Book Review (Personal Opinion):
This was quite a good book about investing, where Robbins talked with the biggest investors out there to figure out what they do differently. And for most of them, it’s psychological, not technical. It’s about going for the long run, investing in index funds, keeping a steady position, and buying more when the bear market hits.
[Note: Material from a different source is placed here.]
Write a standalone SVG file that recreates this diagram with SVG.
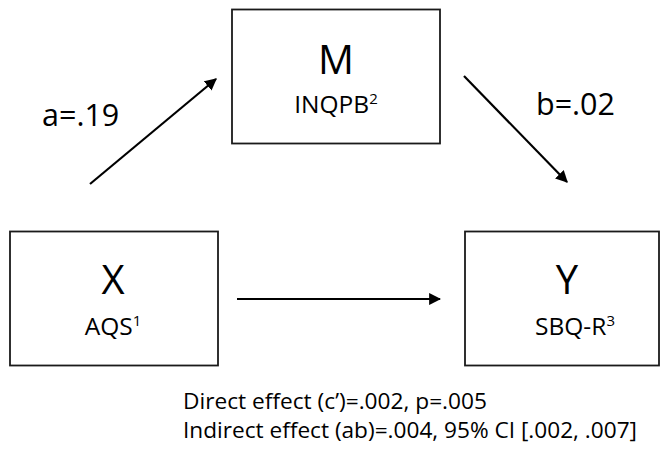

This Book Is For (Recommend):
- A young entrepreneur who is looking to invest and secure their future
- A college graduate who wants to create their retirement fund
- Anyone who wants to learn how the market operates and how to make money from it
If You Want To Learn More
Here’s Tony Robbins talking about his book in an interview:
How I’ve Implemented The Ideas From The Book
I have an investment fund, but it’s not going to the market, it’s being funneled into Growthabit. So the money I would put on index funds is going into this website, the social media help, buying books, and doing everything I can to build this business.
I’m hoping to earn enough money from it so that I can buy stocks during the next bear market and receive those big returns.
One Small Actionable Step You Can Do
Start investing in your future by getting in the market!